The days have stretched to weeks.
Two weeks after Mayor Adams said that he would decide "in the next day or so" whether to finish the almost-done Underhill Avenue bike lane, the project remains in limbo.
"We’ll let you know when there’s an update," City Hall spokesman Charles Lutvak told Streetsblog on Feb. 20, a full 15 days after Adams indicated he was ready to finally make a decision on the Underhill project "in the next day or so."
"Yeah, you know, give it a day or so," the mayor said at that Feb. 5 presser, admitting that his perception of time differs from that of mere mortals. "My definition of day or so may be different from yours, but we'll come up with the answer."
The project — which would bring the benefits of the city's "bike boulevard" configuration to the stretch between Pacific Street and St. Johns Place — was nearly finished when Mayor Adams ordered it halted, citing unspecified complaints about it.
As a result, Adams ordered the Department of Transportation to do door-to-door outreach, despite two years of previous engagement.
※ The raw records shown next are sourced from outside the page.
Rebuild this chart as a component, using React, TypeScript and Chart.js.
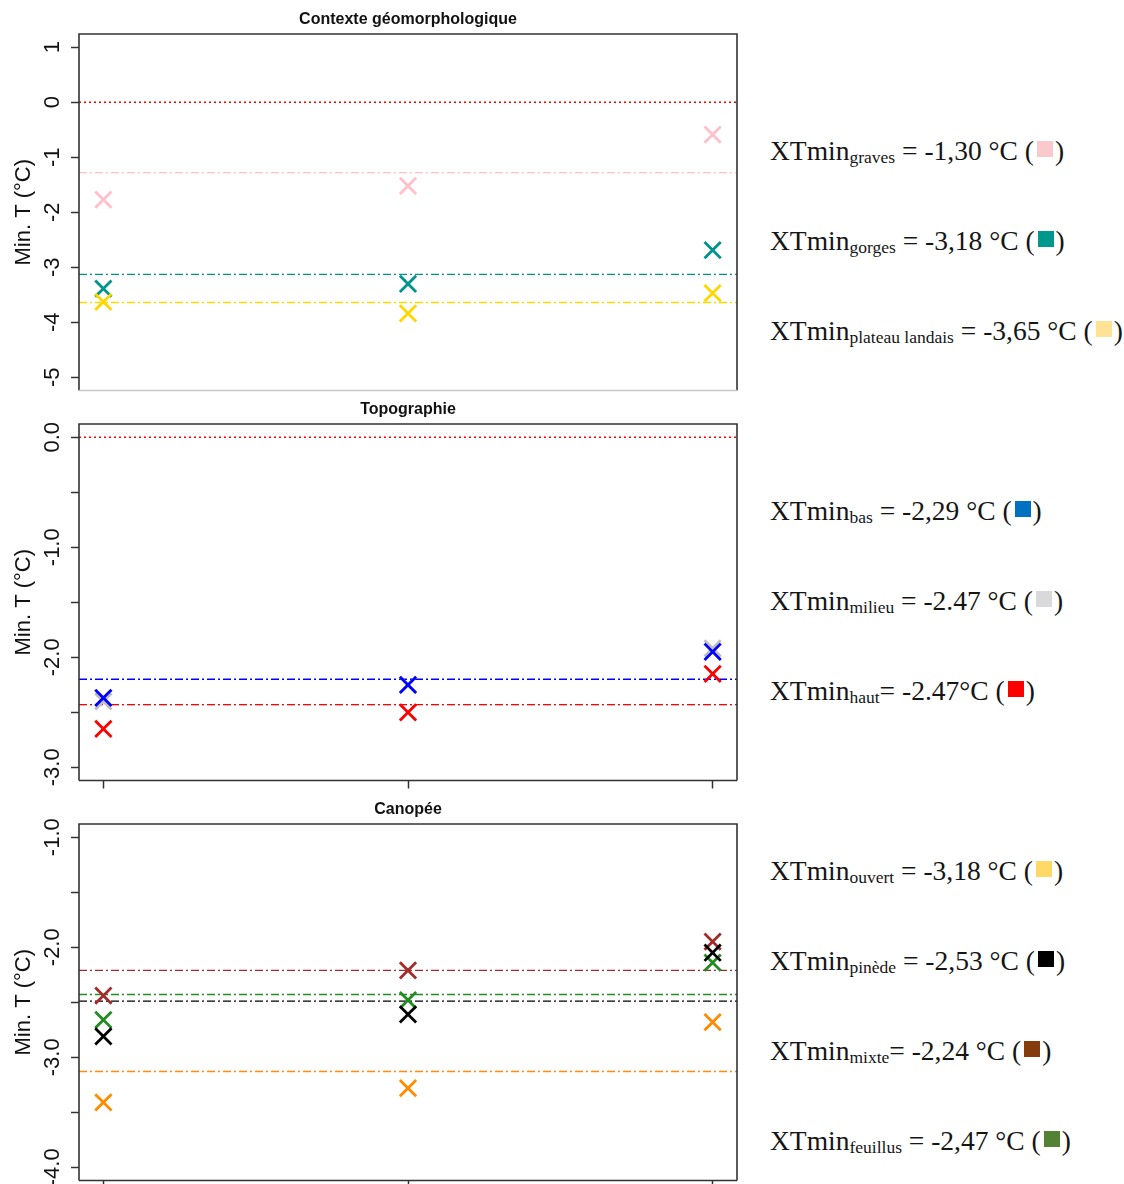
import React, { useEffect, useRef } from "react";
import { Chart, registerables } from "chart.js";

Chart.register(...registerables);

// ---------- shared ----------
const SITE_X = [1, 2, 3];
const X_RANGE = [0.92, 3.08];
const ZERO_REF = 0;
const Y_TITLE = "Min. T (°C)";

// ---------- panel 1 : Contexte géomorphologique ----------
const GEO_TITLE = "Contexte géomorphologique";
const GEO_Y_RANGE = [-5.24, 1.24];
const GEO_Y_TICKS = [-5, -4, -3, -2, -1, 0, 1];
const GEO_Y_LABELS = ["-5", "-4", "-3", "-2", "-1", "0", "1"];
const GEO_GRAVES = [-1.77, -1.52, -0.59];
const GEO_GORGES = [-3.39, -3.3, -2.69];
const GEO_PLATEAU = [-3.63, -3.84, -3.47];
const GEO_MEANS = [-1.28, -3.13, -3.64]; // graves, gorges, plateau landais

// ---------- panel 2 : Topographie ----------
const TOPO_TITLE = "Topographie";
const TOPO_Y_RANGE = [-3.12, 0.12];
const TOPO_Y_TICKS = [-3, -2.5, -2, -1.5, -1, -0.5, 0];
const TOPO_Y_LABELS = ["-3.0", "", "-2.0", "", "-1.0", "", "0.0"];
const TOPO_BAS = [-2.37, -2.25, -1.95];
const TOPO_MILIEU = [-2.4, -2.25, -1.92];
const TOPO_HAUT = [-2.65, -2.5, -2.15];
const TOPO_MEANS = [-2.2, -2.43, -2.43]; // bas, milieu, haut

// ---------- panel 3 : Canopée ----------
const CANO_TITLE = "Canopée";
const CANO_Y_RANGE = [-4.12, -0.88];
const CANO_Y_TICKS = [-4, -3.5, -3, -2.5, -2, -1.5, -1];
const CANO_Y_LABELS = ["-4.0", "", "-3.0", "", "-2.0", "", "-1.0"];
const CANO_OUVERT = [-3.41, -3.28, -2.68];
const CANO_PINEDE = [-2.81, -2.61, -2.05];
const CANO_MIXTE = [-2.44, -2.21, -1.95];
const CANO_FEUILLUS = [-2.66, -2.48, -2.14];
const CANO_MEANS = [-3.13, -2.49, -2.21, -2.43]; // ouvert, pinède, mixte, feuillus

// ---------- right-hand annotations ----------
const GEO_SUBS = ["graves", "gorges", "plateau landais"];
const GEO_TEXTS = [" = -1,30 °C (", " = -3,18 °C (", " = -3,65 °C ("];
const GEO_SWATCHES = ["#F9C9CC", "#00978D", "#FFE294"];

const TOPO_SUBS = ["bas", "milieu", "haut"];
const TOPO_TEXTS = [" = -2,29 °C (", " = -2.47 °C (", "= -2.47°C ("];
const TOPO_SWATCHES = ["#0070C0", "#D9D9D9", "#FF0000"];

const CANO_SUBS = ["ouvert", "pinède", "mixte", "feuillus"];
const CANO_TEXTS = [" = -3,18 °C (", " = -2,53 °C (", "= -2,24 °C (", " = -2,47 °C ("];
const CANO_SWATCHES = ["#FFD966", "#000000", "#843C0C", "#548235"];

const FONT_SANS = '"Liberation Sans", Arial, Helvetica, sans-serif';
const FONT_SERIF = '"Liberation Serif", "Times New Roman", serif';

type Series = { values: number[]; mean: number; color: string; z: number };

const boxPlugin = {
  id: "rbox",
  afterDatasetsDraw(chart: any, _a: any, opts: any) {
    const { ctx, chartArea: a } = chart;
    ctx.save();
    ctx.lineWidth = 1.6;
    ctx.strokeStyle = "#333";
    ctx.beginPath();
    ctx.moveTo(a.left, a.bottom);
    ctx.lineTo(a.left, a.top);
    ctx.lineTo(a.right, a.top);
    ctx.lineTo(a.right, a.bottom);
    ctx.stroke();
    ctx.strokeStyle = opts.bottomColor || "#333";
    ctx.beginPath();
    ctx.moveTo(a.left, a.bottom);
    ctx.lineTo(a.right, a.bottom);
    ctx.stroke();
    ctx.restore();
  },
};

const titlePlugin = {
  id: "panelTitle",
  afterDraw(chart: any, _a: any, opts: any) {
    const { ctx, chartArea: a } = chart;
    ctx.save();
    ctx.font = `bold 16px ${FONT_SANS}`;
    ctx.fillStyle = "#111";
    ctx.textAlign = "center";
    ctx.textBaseline = "middle";
    ctx.fillText(opts.text, (a.left + a.right) / 2, a.top - 14);
    ctx.restore();
  },
};

type PanelProps = {
  top: number;
  title: string;
  yRange: number[];
  yTicks: number[];
  yLabels: string[];
  series: Series[];
  zero: boolean;
  xTicks: boolean;
  tickPadding: number;
  bottomColor: string;
};

const CANVAS_W = 760;
const CANVAS_H = 420;

function Panel(p: PanelProps) {
  const ref = useRef<HTMLCanvasElement>(null);
  useEffect(() => {
    const datasets: any[] = [];
    p.series.forEach((s) => {
      datasets.push({
        data: SITE_X.map((x, i) => ({ x, y: s.values[i] })),
        showLine: false,
        pointStyle: "crossRot",
        pointRadius: 11.5,
        pointBorderWidth: 2.8,
        borderColor: s.color,
        pointBorderColor: s.color,
        backgroundColor: s.color,
        order: 100 - s.z,
      });
      datasets.push({
        data: X_RANGE.map((x) => ({ x, y: s.mean })),
        showLine: true,
        borderColor: s.color,
        borderWidth: 1.4,
        borderDash: [8, 3, 2, 3],
        pointRadius: 0,
        fill: false,
        order: 200 - s.z,
      });
    });
    if (p.zero) {
      datasets.push({
        data: X_RANGE.map((x) => ({ x, y: ZERO_REF })),
        showLine: true,
        borderColor: "#FF0000",
        borderWidth: 1.4,
        borderDash: [2, 3],
        pointRadius: 0,
        fill: false,
        order: 300,
      });
    }
    const xAxisH = CANVAS_H - 34 - 356.5;
    const chart = new Chart(ref.current as HTMLCanvasElement, {
      type: "scatter",
      data: { datasets },
      plugins: [boxPlugin, titlePlugin],
      options: {
        responsive: false,
        animation: false,
        events: [],
        layout: { padding: { top: 34, right: CANVAS_W - 737, left: 0, bottom: 0 } },
        plugins: {
          legend: { display: false },
          tooltip: { enabled: false },
          title: { display: false },
          rbox: { bottomColor: p.bottomColor },
          panelTitle: { text: p.title },
        } as any,
        scales: {
          x: {
            type: "linear",
            min: X_RANGE[0],
            max: X_RANGE[1],
            afterBuildTicks: (s: any) => {
              s.ticks = SITE_X.map((v) => ({ value: v }));
            },
            afterFit: (s: any) => {
              s.height = xAxisH;
              s.paddingLeft = 0;
              s.paddingRight = 0;
            },
            ticks: { display: false },
            grid: {
              drawOnChartArea: false,
              drawTicks: p.xTicks,
              tickLength: 8,
              tickColor: "#333",
              tickWidth: 1.5,
            },
            border: { display: false },
          },
          y: {
            type: "linear",
            min: p.yRange[0],
            max: p.yRange[1],
            afterBuildTicks: (s: any) => {
              s.ticks = p.yTicks.map((v) => ({ value: v }));
            },
            afterFit: (s: any) => {
              s.width = 79;
              s.paddingTop = 0;
              s.paddingBottom = 0;
            },
            ticks: {
              autoSkip: false,
              minRotation: 90,
              maxRotation: 90,
              crossAlign: "center",
              padding: p.tickPadding,
              color: "#111",
              font: { family: FONT_SANS, size: 22 },
              callback: (v: any) => {
                const i = p.yTicks.indexOf(Number(v));
                return i >= 0 ? p.yLabels[i] : "";
              },
            },
            grid: {
              drawOnChartArea: false,
              drawTicks: true,
              tickLength: 8,
              tickColor: "#333",
              tickWidth: 1.5,
            },
            border: { display: false },
            title: {
              display: true,
              text: Y_TITLE,
              color: "#111",
              font: { family: FONT_SANS, size: 22 },
              padding: { top: 11, bottom: 0 },
            },
          },
        } as any,
      },
    });
    return () => chart.destroy();
  }, []);
  return (
    <div style={{ position: "absolute", left: 0, top: p.top, width: CANVAS_W, height: CANVAS_H }}>
      <canvas ref={ref} width={CANVAS_W} height={CANVAS_H} style={{ display: "block" }} />
    </div>
  );
}

function Annot(props: { baseline: number; sub: string; text: string; swatch: string }) {
  return (
    <div
      style={{
        position: "absolute",
        left: 770,
        top: props.baseline - 23,
        fontFamily: FONT_SERIF,
        fontSize: 27.5,
        lineHeight: "27px",
        color: "#151515",
        whiteSpace: "nowrap",
      }}
    >
      XTmin<span style={{ fontSize: 17.5, verticalAlign: -3 }}>{props.sub}</span>{props.text}<span style={{ display: "inline-block", width: 16, height: 16, background: props.swatch, verticalAlign: 3, margin: "0 2px 0 3px" }} />)
    </div>
  );
}

const GEO_BASELINES = [160, 250, 340];
const TOPO_BASELINES = [520, 610, 700];
const CANO_BASELINES = [880, 970, 1060, 1150];

export default function App() {
  const geoSeries: Series[] = [
    { values: GEO_GRAVES, mean: GEO_MEANS[0], color: "#FFC0CB", z: 1 },
    { values: GEO_GORGES, mean: GEO_MEANS[1], color: "#00958C", z: 2 },
    { values: GEO_PLATEAU, mean: GEO_MEANS[2], color: "#FFD700", z: 3 },
  ];
  const topoSeries: Series[] = [
    { values: TOPO_MILIEU, mean: TOPO_MEANS[1], color: "#BEBEBE", z: 1 },
    { values: TOPO_HAUT, mean: TOPO_MEANS[2], color: "#FF0000", z: 2 },
    { values: TOPO_BAS, mean: TOPO_MEANS[0], color: "#0000FF", z: 3 },
  ];
  const canoSeries: Series[] = [
    { values: CANO_OUVERT, mean: CANO_MEANS[0], color: "#FF8C00", z: 1 },
    { values: CANO_MIXTE, mean: CANO_MEANS[2], color: "#A52A2A", z: 2 },
    { values: CANO_FEUILLUS, mean: CANO_MEANS[3], color: "#228B22", z: 3 },
    { values: CANO_PINEDE, mean: CANO_MEANS[1], color: "#000000", z: 4 },
  ];
  return (
    <div
      style={{
        position: "absolute",
        left: 0,
        top: 0,
        width: 1124,
        height: 1184,
        overflow: "hidden",
        background: "#fff",
      }}
    >
      <Panel top={0} title={GEO_TITLE} yRange={GEO_Y_RANGE} yTicks={GEO_Y_TICKS} yLabels={GEO_Y_LABELS}
        series={geoSeries} zero={true} xTicks={false} tickPadding={8} bottomColor="#C8C8C8" />
      <Panel top={390} title={TOPO_TITLE} yRange={TOPO_Y_RANGE} yTicks={TOPO_Y_TICKS} yLabels={TOPO_Y_LABELS}
        series={topoSeries} zero={true} xTicks={true} tickPadding={-1} bottomColor="#333" />
      <Panel top={790} title={CANO_TITLE} yRange={CANO_Y_RANGE} yTicks={CANO_Y_TICKS} yLabels={CANO_Y_LABELS}
        series={canoSeries} zero={false} xTicks={true} tickPadding={-1} bottomColor="#333" />
      {GEO_SUBS.map((s, i) => (
        <Annot key={"g" + i} baseline={GEO_BASELINES[i]} sub={s} text={GEO_TEXTS[i]} swatch={GEO_SWATCHES[i]} />
      ))}
      {TOPO_SUBS.map((s, i) => (
        <Annot key={"t" + i} baseline={TOPO_BASELINES[i]} sub={s} text={TOPO_TEXTS[i]} swatch={TOPO_SWATCHES[i]} />
      ))}
      {CANO_SUBS.map((s, i) => (
        <Annot key={"c" + i} baseline={CANO_BASELINES[i]} sub={s} text={CANO_TEXTS[i]} swatch={CANO_SWATCHES[i]} />
      ))}
    </div>
  );
}
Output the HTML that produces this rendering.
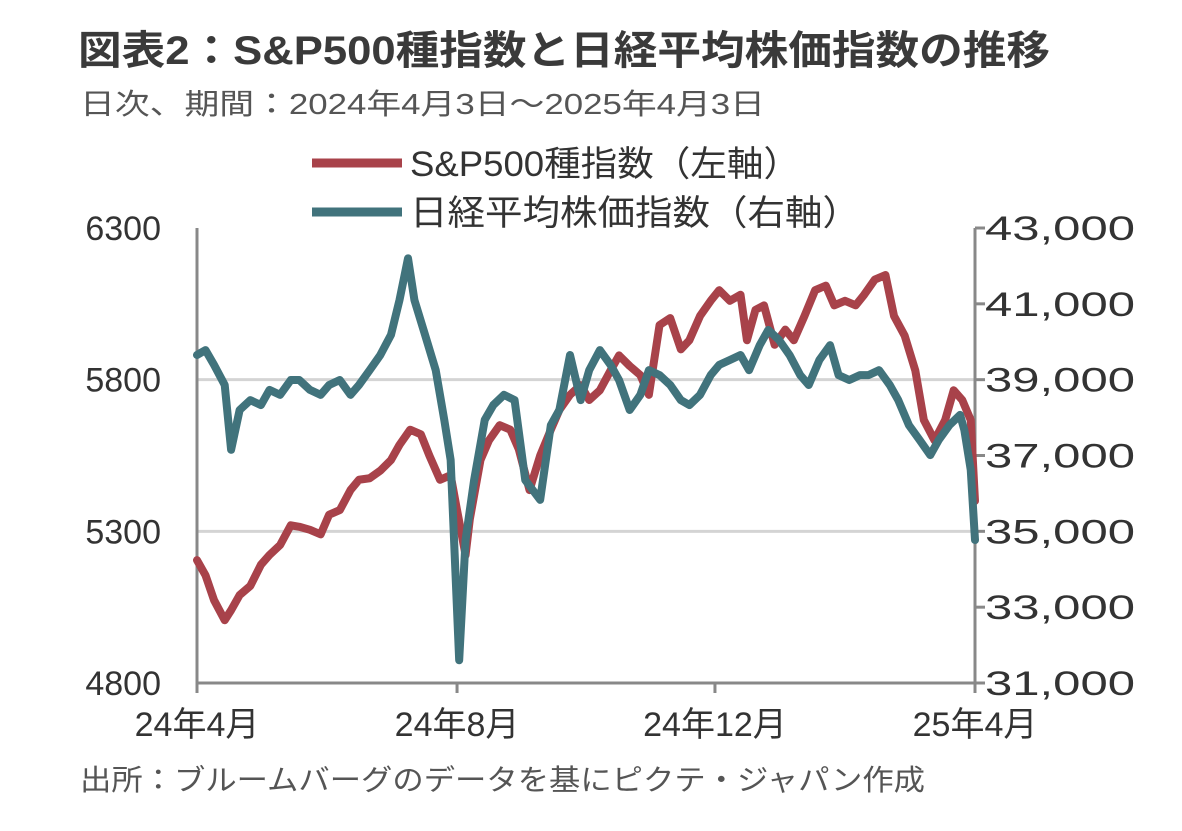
<!DOCTYPE html>
<html><head><meta charset="utf-8"><style>
body{margin:0;background:#fff;width:1182px;height:826px;overflow:hidden;font-family:"Liberation Sans","Noto Sans CJK JP",sans-serif;color:#333}
</style></head><body>
<svg width="1182" height="826" font-family="Liberation Sans, Noto Sans CJK JP, sans-serif">
<text x="78" y="64" font-size="40" font-weight="bold" fill="#3a3a3a" textLength="972" lengthAdjust="spacingAndGlyphs">図表2：S&amp;P500種指数と日経平均株価指数の推移</text>
<text x="80" y="114" font-size="29" fill="#555" textLength="685" lengthAdjust="spacingAndGlyphs">日次、期間：2024年4月3日～2025年4月3日</text>
<g id="grid"></g>
<g id="axes"></g>
<g id="series"></g>
<rect x="300" y="140" width="570" height="92" fill="#fff"/>
<line x1="312" y1="163" x2="402" y2="163" stroke="#a8424a" stroke-width="9"/>
<text x="410" y="176" font-size="35" fill="#333" textLength="390" lengthAdjust="spacingAndGlyphs">S&amp;P500種指数（左軸）</text>
<line x1="312" y1="212" x2="402" y2="212" stroke="#41737c" stroke-width="9"/>
<text x="410" y="225" font-size="35" fill="#333" textLength="450" lengthAdjust="spacingAndGlyphs">日経平均株価指数（右軸）</text>
<text x="80" y="790" font-size="29" fill="#555" textLength="845" lengthAdjust="spacingAndGlyphs">出所：ブルームバーグのデータを基にピクテ・ジャパン作成</text>
</svg>
<script>
const spDays=[0,4,8,13,16,20,25,30,34,39,44,48,53,58,62,67,72,76,81,86,91,95,100,105,109,114,119,122,126,128,133,137,142,147,151,156,161,166,170,175,180,184,189,194,198,203,208,212,217,222,227,231,236,241,245,250,255,258,262,266,271,276,280,285,290,295,299,304,309,313,318,323,327,332,337,341,346,351,355,359,363,365];
const spValues=[5205,5155,5073,5007,5040,5090,5120,5190,5222,5255,5320,5315,5305,5290,5355,5370,5436,5470,5475,5500,5535,5585,5635,5620,5550,5470,5485,5370,5222,5340,5535,5600,5650,5635,5570,5436,5550,5635,5700,5750,5782,5733,5765,5830,5880,5845,5815,5750,5980,6003,5900,5930,6010,6060,6095,6060,6080,5930,6030,6045,5915,5965,5930,6010,6095,6110,6045,6060,6045,6080,6130,6145,6010,5945,5830,5667,5600,5667,5765,5733,5667,5400];
const nkDays=[0,4,8,13,16,20,25,30,34,39,44,48,53,58,62,67,72,76,81,86,91,95,99,102,107,112,116,119,123,126,130,135,139,144,149,154,161,166,170,175,180,184,189,194,198,203,208,212,217,222,227,231,236,241,245,250,255,259,264,268,273,278,283,287,292,297,301,306,311,315,320,325,329,334,339,344,348,353,358,360,363,365];
const nkValues=[39650,39780,39390,38860,37150,38200,38460,38330,38730,38600,38990,38990,38730,38600,38860,38990,38600,38860,39250,39650,40180,41100,42200,41100,40180,39250,37940,36880,31600,34770,36350,37940,38330,38600,38460,36350,35830,37800,38200,39650,38460,39250,39780,39390,38990,38200,38600,39250,39120,38860,38460,38330,38600,39120,39390,39520,39650,39250,39910,40310,40050,39650,39120,38860,39520,39910,39120,38990,39120,39120,39250,38860,38460,37800,37410,37010,37410,37800,38070,37670,36620,34770];
const leftTicks=[4800,5300,5800,6300];
const rightTicks=[31000,33000,35000,37000,39000,41000,43000];
const xTickDays=[0,122,243,365];
const xTickLabels=["24年4月","24年8月","24年12月","25年4月"];
const NS="http://www.w3.org/2000/svg";
const L=197,R=975,T=228,B=683;
const xS=d=>L+d/365*(R-L);
const yL=v=>B-(v-4800)/1500*(B-T);
const yR=v=>B-(v-31000)/12000*(B-T);
function mk(tag,attrs,parent){const e=document.createElementNS(NS,tag);for(const k in attrs)e.setAttribute(k,attrs[k]);document.getElementById(parent).appendChild(e);return e;}
leftTicks.forEach(v=>{
  if(v>4800&&v<6300){const g=mk('line',{x1:L,x2:R,y1:yL(v),y2:yL(v),stroke:'#d4d4d4','stroke-width':3},'grid');
  
  }
  const t=mk('text',{x:161,y:yL(v)+12,'font-size':34,'text-anchor':'end',fill:'#333'},'axes');t.textContent=v;
  
  
});
rightTicks.forEach(v=>{
  const tk=mk('line',{x1:R,x2:R+10,y1:yR(v),y2:yR(v),stroke:'#888','stroke-width':3},'axes');
  
  
  const t=mk('text',{x:985,y:yR(v)+12,'font-size':34,fill:'#333',textLength:150,lengthAdjust:'spacingAndGlyphs'},'axes');t.textContent=v.toLocaleString('en-US');
  
  
});
let a=mk('line',{x1:L,x2:L,y1:T,y2:B,stroke:'#888','stroke-width':3},'axes');


a=mk('line',{x1:R,x2:R,y1:T,y2:B,stroke:'#888','stroke-width':3},'axes');


a=mk('line',{x1:L,x2:R,y1:B,y2:B,stroke:'#888','stroke-width':3},'axes');


xTickDays.forEach((d,i)=>{
  const tk=mk('line',{x1:xS(d),x2:xS(d),y1:B,y2:B+10,stroke:'#888','stroke-width':3},'axes');
  
  
  const t=mk('text',{x:xS(d),y:B+53,'font-size':34,'text-anchor':'middle',fill:'#333'},'axes');t.textContent=xTickLabels[i];
  
  
});
const spPts=spDays.map((d,i)=>xS(d)+','+yL(spValues[i])).join(' ');
const nkPts=nkDays.map((d,i)=>xS(d)+','+yR(nkValues[i])).join(' ');
const p1=mk('polyline',{points:spPts,fill:'none',stroke:'#a8424a','stroke-width':8,'stroke-linejoin':'round','stroke-linecap':'round'},'series');


const p2=mk('polyline',{points:nkPts,fill:'none',stroke:'#41737c','stroke-width':8,'stroke-linejoin':'round','stroke-linecap':'round'},'series');


</script>
</body></html>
City Hall never released the results of that extra outreach, despite a demand (and FOIL request) by the Prospect Heights Neighborhood Development Council.
Since City Hall stopped work on Underhill last September, the DOT hasn't presented a single new bike lane or bus lane proposal to a community board, and the stalled project has become symbolic of the Adams administration's hostility to street redesign projects — a policy that is being carried out by a newly established office inside City Hall overseen by a land-use bureaucrat and Adams loyalist, as Streetsblog reported.
"It has been nearly six months since work on the bike boulevard was paused," the Prospect Heights Neighborhood Development Council said in a statement. "The administration's failure to act is irresponsible and is causing a neighborhood issue to fester when it could have been resolved months ago. ... We hope that Mayor Adams will do the right thing and complete these safety improvements rather than continuing to burden his administration with problems of his own creation."
The group also addressed Adams's belief that supporters of the Underhill Avenue bike boulevard are outsiders to "the community" who are trying "to dictate what is going to happen on a local level."
"The latest outreach ... will undoubtedly show great local support, as the previous years of outreach have also shown," the Council said, citing its own petition showing the vast majority of supporters are locals.